血の気を失った顔のホスターはソーズマンに先導され、雲を踏む感覚で丘の下…森へと向かっていた。
『ローズが丘から自分を刺して落ちたらしい。』
(ローズが丘から落ちた?剣で刺した?何を?自分を?どうして?何で?)
ぐるぐると渦巻く言葉にホスターは目の前に広がる赤い地面に足が止まりかけ、かろうじて動かした。
一足先にプリーストの母セングルーと共に来ていたクレイは、呆然とした表情のホスターに視線を返すと必死になにかを引き剥がそうとセングルーと共に、倒れた子供にかがみこむ。
「子供の力だっていうのに…はがれやしない…。」
硬く握り締めた剣から手をはがそうとするが小さな手と抱え込むように丸めた体で思うように出来ない。
鍔の部分まで突き刺さった剣は背中から飛び出し全体を赤黒く染め上げていた。
笑った口からは血が流れ、傷口からも血が広がる。
かろうじて息があるのは印のおかげ。
それも長くはもたない。
だが剣を抜かなければ治療も出来ない。
ホスターも手伝い、ようやく指がはがれるとクレイは慎重に剣を引き抜き、セングルーがすぐさま止血薬を塗り治癒呪文を唱える。
手を離されたローズは剣を握ろうとし、ないことに気がつくと目から涙を流す。
震える唇が動き、かすれた声で呟く。
“できそこないでごめんなさい 死ねなくてごめんなさい 役に立たなくてごめんなさい だから死なせて 化け物だから 僕は勇者だから 化け物を倒さなきゃ”
抑えられる腕に抗うがやはり子供の力。
ホスターに肩を押さえつけられ弱々しく動くのみであった。
不意に血を吐きながら子供は大きな声で笑い出した。
けたけたと楽しそうに笑い、その異様さに少し遠くにいたソーズマンを含めた4人の背筋が凍りつく。
ぼんやりと開いた瞳から思わず目を背け、セングルーは手当てをするとだんだんと弱くなる笑い声に涙を流した。
ただのガラス球のように何も映さない瞳をホスターは見つめ、いまだ笑ったままの子供を抱きしめる。
程なくして笑い声が消えると子供の体から力が抜け、かすかな息をしながら気を失っていた。
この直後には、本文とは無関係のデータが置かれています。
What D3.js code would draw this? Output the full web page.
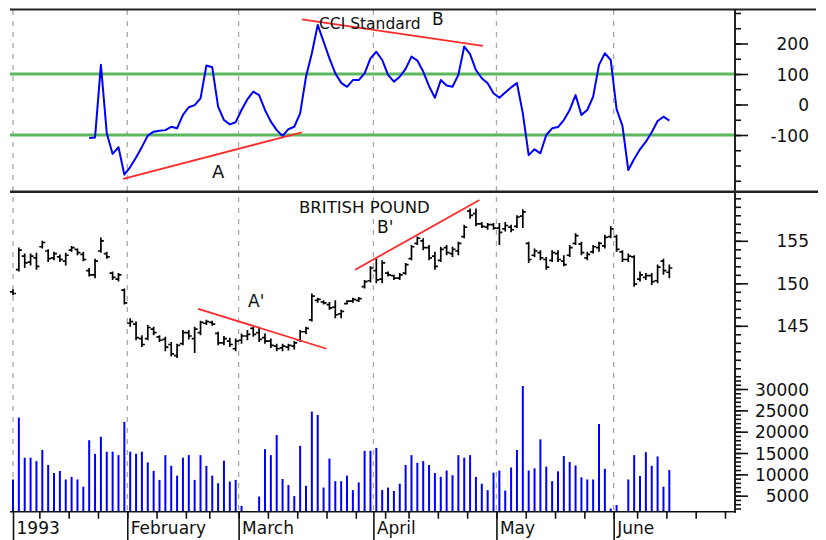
<!DOCTYPE html>
<html><head><meta charset="utf-8">
<script src="https://cdn.jsdelivr.net/npm/d3@7/dist/d3.min.js"></script>
<style>html,body{margin:0;padding:0;background:#fff}svg{display:block}</style>
</head><body><svg id="chart" width="826" height="540"></svg>
<script>
// ---------- data ----------
const holidays = ["1993-02-15", "1993-04-09", "1993-05-31"];
const firstDay = new Date(1993, 0, 4), lastAxisDay = new Date(1993, 5, 30);
const monthLabels = ["1993", "February", "March", "April", "May", "June"];

const opens = [149.0,151.6,153.2,152.5,153.0,154.3,153.8,153.0,153.1,152.6,153.9,154.0,153.4,151.5,151.0,153.8,153.5,151.2,150.5,149.2,
  145.3,145.2,143.5,143.5,144.6,143.7,143.4,142.8,141.5,142.9,144.2,143.5,144.2,145.3,145.4,144.1,143.0,143.2,142.3,143.3,
  143.8,144.7,144.2,143.6,143.2,142.6,142.4,142.5,142.6,143.3,144.3,145.7,148.0,147.8,147.5,147.2,146.4,147.6,147.9,148.0,
  149.6,150.3,151.5,150.5,151.2,150.9,150.6,151.2,152.9,154.7,155.0,154.2,153.2,152.7,154.2,153.5,153.8,155.5,158.5,158.2,
  157.0,156.6,156.9,156.5,156.4,156.6,156.7,157.9,154.7,153.3,153.6,152.8,152.7,153.5,152.6,153.3,154.7,154.6,153.0,153.7,
  154.2,154.4,155.5,155.5,153.7,152.8,153.1,150.5,150.7,150.9,150.3,152.6,151.3];
const highs = [149.3,154.2,153.5,153.5,153.6,155.0,154.0,153.7,153.4,153.6,154.4,154.1,153.7,151.8,152.9,155.4,153.7,151.4,151.2,149.4,
  145.9,145.5,143.9,145.1,144.9,143.9,143.7,143.1,142.9,144.5,144.5,144.9,145.6,145.7,145.6,144.3,143.8,143.6,143.5,144.1,
  144.5,144.9,144.9,144.1,143.5,142.9,142.9,142.9,143.2,144.5,144.9,148.8,148.3,148.0,147.8,148.0,146.9,148.0,148.3,148.4,
  150.4,152.0,152.9,152.7,151.4,151.0,151.2,152.4,154.5,155.5,155.3,154.5,153.7,154.3,154.5,154.3,154.9,156.9,158.8,158.8,
  157.2,157.1,157.1,157.1,157.2,156.9,158.0,158.7,154.9,154.1,153.9,153.1,153.9,153.9,153.3,154.5,155.9,154.9,153.7,154.5,
  154.9,155.7,156.7,155.7,153.9,153.5,153.3,151.4,151.2,151.2,152.2,152.9,152.2];
const lows = [148.6,151.4,151.8,152.1,151.6,154.1,152.5,152.7,152.5,152.1,153.7,153.3,152.6,150.8,150.6,153.6,152.9,150.4,150.2,147.5,
  144.9,143.3,142.5,143.3,143.9,143.1,142.0,141.4,141.2,142.7,143.4,141.8,143.9,145.1,145.0,142.7,142.7,142.5,142.0,142.9,
  143.3,143.7,143.1,142.9,142.4,142.0,142.0,142.1,142.2,143.1,144.0,145.5,147.7,147.5,146.9,145.9,145.9,147.5,147.7,147.8,
  149.4,150.1,150.0,150.0,150.8,150.4,150.4,151.0,152.7,154.5,153.9,152.7,151.6,152.5,153.3,153.1,153.3,155.3,157.6,156.7,
  156.5,156.3,156.3,154.5,156.1,156.0,156.5,156.5,152.4,153.1,152.7,151.6,152.5,152.5,152.0,153.1,154.5,153.3,152.7,153.5,
  153.7,154.1,155.3,153.7,152.5,152.5,149.6,150.2,150.4,149.8,150.0,151.0,150.6];
const closes = [148.8,153.9,152.4,153.2,152.0,154.8,152.9,153.5,152.8,153.3,154.2,153.6,152.8,151.0,152.6,155.0,153.1,150.7,151.0,147.7,
  145.5,143.6,142.8,144.8,144.2,143.3,142.5,141.7,142.7,144.2,143.8,144.6,145.4,145.5,145.2,143.0,143.5,142.8,143.2,143.8,
  144.0,144.0,143.4,143.2,142.7,142.3,142.6,142.7,143.0,144.3,144.7,148.5,148.1,147.7,147.1,146.3,146.7,147.9,148.1,148.2,
  150.2,151.8,150.4,152.4,151.0,150.6,151.0,152.2,154.3,155.3,154.2,153.0,152.0,154.0,153.6,154.0,154.7,156.6,158.0,157.0,
  156.7,156.9,156.5,156.0,156.8,156.3,157.8,158.4,152.8,153.8,153.0,151.9,153.6,152.8,152.2,154.2,155.6,153.6,153.4,154.3,
  154.7,155.4,156.4,154.0,152.8,153.2,149.9,151.0,150.9,150.2,151.9,151.5,151.8];

const volumes = [8800,23300,13900,13900,13100,15700,12200,10300,10800,8800,9400,8800,7100,18000,14800,18800,15300,15300,14500,22300,
  15300,14800,15300,12800,10800,8700,14500,12000,9700,13900,14500,8700,14500,12000,9700,7900,13200,8300,8700,2600,
  1200,1200,4800,15900,14500,19200,8900,7500,4900,16700,7300,24700,23900,6900,13700,8400,8400,9700,6300,8100,
  15500,15500,16200,6300,6900,6100,7800,12200,14500,12700,13100,12200,10300,9400,10900,9800,14500,13900,14500,9400,
  7800,6300,10400,10900,6200,11600,15700,30700,10900,11400,18200,11800,8400,10700,14300,12900,12100,9300,8800,8800,
  21800,11300,2000,2800,1200,8800,14500,9600,15200,12000,14200,7100,11000];

// CCI begins on trading day 13
const cciStart = 13;
const cciValues = [-110,-108,130,-94,-162,-140,-230,-205,-174,-139,-102,-89,-86,-84,-73,-78,-34,-9,-2,20,
  128,122,-7,-51,-65,-58,-18,17,42,31,-18,-56,-84,-103,-81,-73,-29,91,168,261,
  206,151,102,71,58,80,80,102,151,173,146,97,75,91,117,157,144,108,60,22,
  80,62,58,97,190,165,113,86,70,37,22,39,56,70,-29,-166,-147,-160,-100,-78,
  -74,-51,-18,31,-34,-18,26,130,168,146,-15,-70,-215,-179,-147,-122,-91,-54,-40,-53];

const cciLevels = [100, -100];
const cciTickValues = [300, 250, 200, 150, 100, 50, 0, -50, -100, -150, -200, -250];
const cciLabels = [200, 100, 0, -100];
const priceMinorTicks = d3.range(140, 160.5, 1);
const priceLabels = [145, 150, 155];
const volumeMinorTicks = d3.range(2000, 33001, 1000);
const volumeLabels = [5000, 10000, 15000, 20000, 25000, 30000];

// trend lines in (trading-day, value) units
const cciTrends = [{a: [18.8, -244], b: [49.3, -91]}, {a: [49.3, 279], b: [80.2, 192]}];
const priceTrends = [{a: [31.6, 147.0], b: [53.5, 142.3]}, {a: [58.4, 151.6], b: [79.6, 159.8]}];

// ---------- trading calendar ----------
const fmt = d3.timeFormat("%Y-%m-%d");
const days = [];
for (let d = new Date(firstDay); d <= lastAxisDay; d = d3.timeDay.offset(d, 1)) {
  const wd = d.getDay();
  if (wd === 0 || wd === 6 || holidays.includes(fmt(d))) continue;
  days.push(new Date(d));
}
const monthStarts = [], weekStarts = [];
days.forEach((d, i) => {
  if (i === 0 || d.getMonth() !== days[i - 1].getMonth()) monthStarts.push(i);
  if (i > 0 && d.getDay() < days[i - 1].getDay()) weekStarts.push(i);
});

// ---------- layout ----------
const svg = d3.select("#chart");
const left = 10, axisX = 735;
const x = d3.scaleLinear().domain([0, 100]).range([13, 599]);
const yCci = d3.scaleLinear().domain([-300, 300]).range([196, 13]);
const yPrice = d3.scaleLinear().domain([140, 160]).range([368.3, 198.3]);
const yVol = d3.scaleLinear().domain([0, 30000]).range([517, 389]);
const volBase = 511.7;
const font = "DejaVu Sans, Verdana, sans-serif";

svg.append("defs").append("clipPath").attr("id", "plot")
  .append("rect").attr("x", left).attr("y", 9).attr("width", axisX - left).attr("height", volBase - 9);

const boundary = i => x(Math.max(i - 0.5, 0));

// month grid lines
svg.append("g").selectAll("line").data(monthStarts).join("line")
  .attr("x1", boundary).attr("x2", boundary).attr("y1", 10).attr("y2", volBase)
  .attr("stroke", "#a8a8a8").attr("stroke-width", 1.3).attr("stroke-dasharray", "5,6");

// CCI reference levels
svg.append("g").selectAll("line").data(cciLevels).join("line")
  .attr("x1", left).attr("x2", axisX).attr("y1", d => yCci(d)).attr("y2", d => yCci(d))
  .attr("stroke", "#5cb85c").attr("stroke-width", 3);

// CCI line
const cciPts = cciValues.map((v, k) => ({i: cciStart + k, v}));
svg.append("path").datum(cciPts)
  .attr("fill", "none").attr("stroke", "#0000ff").attr("stroke-width", 2).attr("stroke-linejoin", "round")
  .attr("d", d3.line().x(d => x(d.i)).y(d => yCci(d.v)));

// price bars (OHLC)
const bars = highs.map((h, i) => ({i, o: opens[i], h, l: lows[i], c: closes[i]}));
svg.append("g").attr("clip-path", "url(#plot)").selectAll("path").data(bars).join("path")
  .attr("fill", "none").attr("stroke", "#000").attr("stroke-width", 1.7)
  .attr("d", d => {
    const cx = x(d.i);
    return `M${cx},${yPrice(d.h)}V${yPrice(d.l)}M${cx - 3},${yPrice(d.o)}H${cx}M${cx},${yPrice(d.c)}H${cx + 3}`;
  });

// volume
svg.append("g").selectAll("line").data(volumes).join("line")
  .attr("x1", (v, i) => x(i)).attr("x2", (v, i) => x(i))
  .attr("y1", volBase).attr("y2", v => Math.min(yVol(v), volBase))
  .attr("stroke", "#0000ff").attr("stroke-width", 2);

// trend lines
const trendLine = (g, data, ys) => g.selectAll("line").data(data).join("line")
  .attr("x1", d => x(d.a[0])).attr("y1", d => ys(d.a[1]))
  .attr("x2", d => x(d.b[0])).attr("y2", d => ys(d.b[1]))
  .attr("stroke", "#ff2a2a").attr("stroke-width", 1.8);
trendLine(svg.append("g"), cciTrends, yCci);
trendLine(svg.append("g"), priceTrends, yPrice);

// panel frame
const frame = svg.append("g").attr("stroke", "#222");
frame.append("line").attr("x1", left).attr("x2", 816).attr("y1", 9.5).attr("y2", 9.5).attr("stroke-width", 2);
frame.append("line").attr("x1", left).attr("x2", 818).attr("y1", 191.7).attr("y2", 191.7).attr("stroke-width", 2.5);
frame.append("line").attr("x1", axisX).attr("x2", axisX).attr("y1", 9).attr("y2", volBase + 1).attr("stroke-width", 2);

// right axes
function rightAxis(scale, minor, labels) {
  const g = svg.append("g").attr("transform", `translate(${axisX},0)`);
  g.call(d3.axisRight(scale).tickValues(minor).tickSize(6).tickFormat(""));
  g.append("g").call(d3.axisRight(scale).tickValues(labels).tickSize(13).tickFormat(d => String(d)));
  g.selectAll(".domain").remove();
  g.selectAll("line").attr("stroke", "#111").attr("stroke-width", 1.6);
  g.selectAll("text").attr("x", 74).attr("text-anchor", "end").attr("dy", "0.36em")
    .attr("font-family", font).attr("font-size", 17).attr("fill", "#111");
  return g;
}
rightAxis(yCci, cciTickValues, cciLabels);
rightAxis(yPrice, priceMinorTicks, priceLabels);
rightAxis(yVol, volumeMinorTicks, volumeLabels);

// bottom time axis
const bottom = svg.append("g").attr("transform", `translate(0,${volBase})`);
bottom.call(d3.axisBottom(x).tickValues(weekStarts.map(i => i - 0.5).filter(v => x(v) <= axisX)).tickSize(7).tickFormat(""));
bottom.select(".domain").remove();
bottom.append("line").attr("x1", left).attr("x2", axisX + 1).attr("stroke", "#111").attr("stroke-width", 2.2);
const mg = bottom.append("g").call(d3.axisBottom(x).tickValues(monthStarts.map(i => Math.max(i - 0.5, 0))).tickSize(30)
  .tickFormat((d, k) => monthLabels[k]));
mg.select(".domain").remove();
mg.selectAll("text").attr("text-anchor", "start").attr("x", 3).attr("y", 22).attr("dy", null)
  .attr("font-family", font).attr("font-size", 17).attr("fill", "#111");
bottom.selectAll("line").attr("stroke", "#111").attr("stroke-width", 1.6);

// titles and annotations
const txt = (s, tx, ty, size) => svg.append("text").attr("x", tx).attr("y", ty).text(s)
  .attr("font-family", font).attr("font-size", size).attr("fill", "#111");
txt("CCI Standard", 319, 29, 15.5);
txt("B", 432, 25, 17);
txt("A", 212, 178, 18);
txt("BRITISH POUND", 299, 213, 16.5);
txt("B'", 377, 233, 17);
txt("A'", 248, 307, 17);
</script></body></html>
気絶した子供を抱きかかえ、村へと戻ったホスターたちはセングルーとシュリーが看病しその間に他の大人たちが集まる。
遅れて入ってきたホスターに視線が向くと眠ったことを告げた。
「ずっとうなされながら自分を化け物だって言い続けていた。あの子が小さい頃そう呼ばれていたのを知っているかのような感じだったんだが…。」
「まさか。今じゃあ、あの子の前ではそんなこと一言も言ってないぞ。なんだってそんなこと…。」
知るはずがない、と口々に言う中ふと何かを思い出したように声を上げるものがいた。
「昨日…あんまりはっきり覚えているわけじゃないんだが酒場にローズが来ていたと思うんだが…。ホスターさんを迎えに来たんじゃないのかな?あぁ、そうだ思い出した。うん。確かにホスターさんを見て嬉しそうな顔で駆け寄ってたのを。そのあとすぐにホスターさんも帰ったからてっきり一緒に帰ったのかと…。」
ホスターの呆然とした顔に違うのかと言うと他の男達が青ざめる。
「聞いていたんだ…。ホスターが席をたっているときに俺たちがしていた会話を…。」
どういうことだというホスターに男達はポツリポツリと覚えていたことを話す。
その話を聞いているうちにホスターは朝のローズの様子を思い出し確信する。
クレイも同様にあの剣の迷いはと思い出していた。
「チューベローズは…あのときのことをまるで覚えていないんだ…。思い出させたくないからきいてもいないが…。」
村に入ってからうなされ始めた子はしきりに寒いと震えていたローズを思い出し、心に負わしてしまった傷を想う。